You're relying on a single cloud provider for critical services. How do you ensure you're not locked in?

Original link

This is another nuanced topic where I'm actually on the side of "you will never be multi-cloud, stop pretending that you can be; you will be married to whatever cloud you started using for life, even when you migrate away". The only real exceptions to this are when you as a company are small enough to actually migrate everything over in a realistic timeframe.

Assess Needs

>

Before you can prevent lock-in, you need to understand what services you're using and why. Take inventory of your cloud-based resources, and consider which are critical to your operations. This understanding will guide you in creating a strategy that maintains flexibility.

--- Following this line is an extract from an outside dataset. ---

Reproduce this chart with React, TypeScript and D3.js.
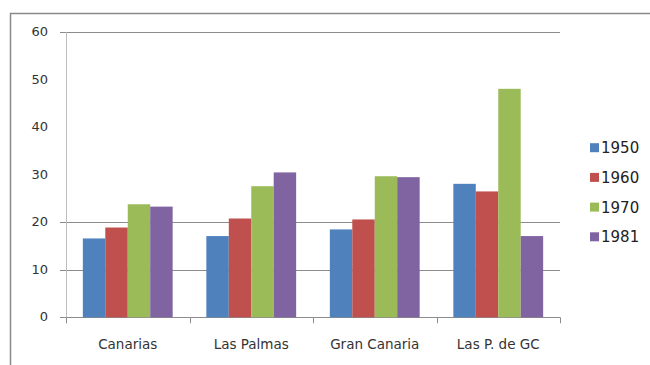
import React, { useEffect, useRef } from "react";
import * as d3 from "d3";

const categories = ["Canarias", "Las Palmas", "Gran Canaria", "Las P. de GC"];
const years = ["1950", "1960", "1970", "1981"];
const values1950 = [16.6, 17.1, 18.5, 28.1];
const values1960 = [18.9, 20.8, 20.6, 26.5];
const values1970 = [23.8, 27.6, 29.7, 48.1];
const values1981 = [23.3, 30.5, 29.5, 17.1];
const yTicks = [0, 10, 20, 30, 40, 50, 60];
const gridValues = [0, 10, 20, 60];
const colors = ["#4F81BD", "#C0504D", "#9BBB59", "#8064A2"];

export default function App() {
  const ref = useRef<SVGSVGElement>(null);

  useEffect(() => {
    const svg = d3.select(ref.current);
    svg.selectAll("*").remove();

    const series = [values1950, values1960, values1970, values1981];
    const left = 66;
    const right = 560;
    const top = 32.3;
    const bottom = 317.3;

    // frame
    svg.append("path")
      .attr("d", "M10.5,365 V13.5 H650")
      .attr("fill", "none")
      .attr("stroke", "#8a8a8a")
      .attr("stroke-width", 1.5);

    const x0 = d3.scaleBand().domain(categories).range([left, right]).paddingInner(0).paddingOuter(0);
    // gap width 150%: 4 bars + 1.5 bar of gap per category
    const x1 = d3.scaleBand().domain(years).range([0, x0.bandwidth()]).paddingInner(0).paddingOuter(0.75);
    const y = d3.scaleLinear().domain([0, 60]).range([bottom, top]);

    // gridlines
    svg.append("g")
      .selectAll("line")
      .data(gridValues)
      .join("line")
      .attr("x1", left - 6)
      .attr("x2", right)
      .attr("y1", (d) => Math.round(y(d)) + 0.5)
      .attr("y2", (d) => Math.round(y(d)) + 0.5)
      .attr("stroke", "#8c8c8c")
      .attr("stroke-width", 1);

    // y axis line
    svg.append("line")
      .attr("x1", left + 0.5)
      .attr("x2", left + 0.5)
      .attr("y1", y(60))
      .attr("y2", bottom + 6)
      .attr("stroke", "#bdbdbd");

    // y labels
    svg.append("g")
      .selectAll("text")
      .data(yTicks)
      .join("text")
      .attr("x", 48)
      .attr("y", (d) => y(d) + 4)
      .attr("text-anchor", "end")
      .attr("font-family", "DejaVu Sans")
      .attr("font-size", 13)
      .attr("fill", "#333")
      .text((d) => d);

    // category ticks
    svg.append("g")
      .selectAll("line")
      .data(d3.range(categories.length + 1))
      .join("line")
      .attr("x1", (i) => Math.round(left + i * x0.step()) + 0.5)
      .attr("x2", (i) => Math.round(left + i * x0.step()) + 0.5)
      .attr("y1", bottom)
      .attr("y2", bottom + 6)
      .attr("stroke", "#8c8c8c");

    // bars
    const groups = svg.append("g")
      .selectAll("g")
      .data(categories)
      .join("g")
      .attr("transform", (d) => `translate(${x0(d)},0)`);

    groups.selectAll("rect")
      .data((_, ci) => series.map((s, si) => ({ year: years[si], value: s[ci], si })))
      .join("rect")
      .attr("x", (d) => x1(d.year)!)
      .attr("width", x1.bandwidth())
      .attr("y", (d) => y(d.value))
      .attr("height", (d) => bottom - y(d.value))
      .attr("fill", (d) => colors[d.si]);

    // x labels
    svg.append("g")
      .selectAll("text")
      .data(categories)
      .join("text")
      .attr("x", (d) => x0(d)! + x0.bandwidth() / 2)
      .attr("y", 349)
      .attr("text-anchor", "middle")
      .attr("font-family", "DejaVu Sans")
      .attr("font-size", 13.5)
      .attr("fill", "#333")
      .text((d) => d);

    // legend
    const legend = svg.append("g")
      .selectAll("g")
      .data(years)
      .join("g")
      .attr("transform", (_, i) => `translate(590,${147.7 + i * 29.7})`);
    legend.append("rect")
      .attr("x", 0)
      .attr("y", -4.5)
      .attr("width", 9)
      .attr("height", 9)
      .attr("fill", (_, i) => colors[i]);
    legend.append("text")
      .attr("x", 11)
      .attr("y", 5.5)
      .attr("font-family", "DejaVu Sans")
      .attr("font-size", 15)
      .attr("fill", "#222")
      .text((d) => d);
  }, []);

  return (
    <svg
      ref={ref}
      width={650}
      height={365}
      style={{ position: "absolute", left: 0, top: 0, background: "#fff" }}
    />
  );
}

Remember, your goal is to ensure that these services can be replicated or replaced if necessary.

With that in mind, here's how I responded:

Numa is delet
<Numa>

Well in general, you're locked in no matter what you're doing and getting off of any cloud platform will take at least three person-years for every major service you have deployed on it. Open standards like S3's API can help, but at the end of the day you're gonna be stuck with the first cloud platform you use until and unless another cloud platform gives you a good enough deal that you can't pass it up. Migration is just that expensive in practice.

I've only personally seen a "multi-cloud migration" go well once. It wasn't finished by the time I left the company, but the only reason it went well is that the company wasn't using cloud-provider specific databases like DynamoDB or something.

Someone in the replies brought up Talos Linux, a Linux implementation that helps you set up your own Kubernetes clusters on physical or virtual infrastructure.

Numa is delet
<Numa>

Okay so even if you have your own Kubernetes cluster inside a cloud, there are still going to be APIs provided by that cloud that you simply cannot get elsewhere. You can have your own Kubernetes cluster on top of Talos Linux all you want but that doesn't stop AWS from being the only cloud with DynamoDB.

I'm also of the opinion that the only real true cross-cloud API is Kubernetes.

I can't find more of my contributions

The LinkedIn collaborative article system feels super hacky. I can't find a list of all my contributions or I'd give you more here. As I contribute more to them, I think I'll copy them into notes and then give you a best-of list as makes sense.

Maybe this really is the future of social networks like LinkedIn, people giving generic commentary about best practices to AI generated slop prompts.

I don't know how to feel about this, but I think that laughing at it is probably healthier than crying.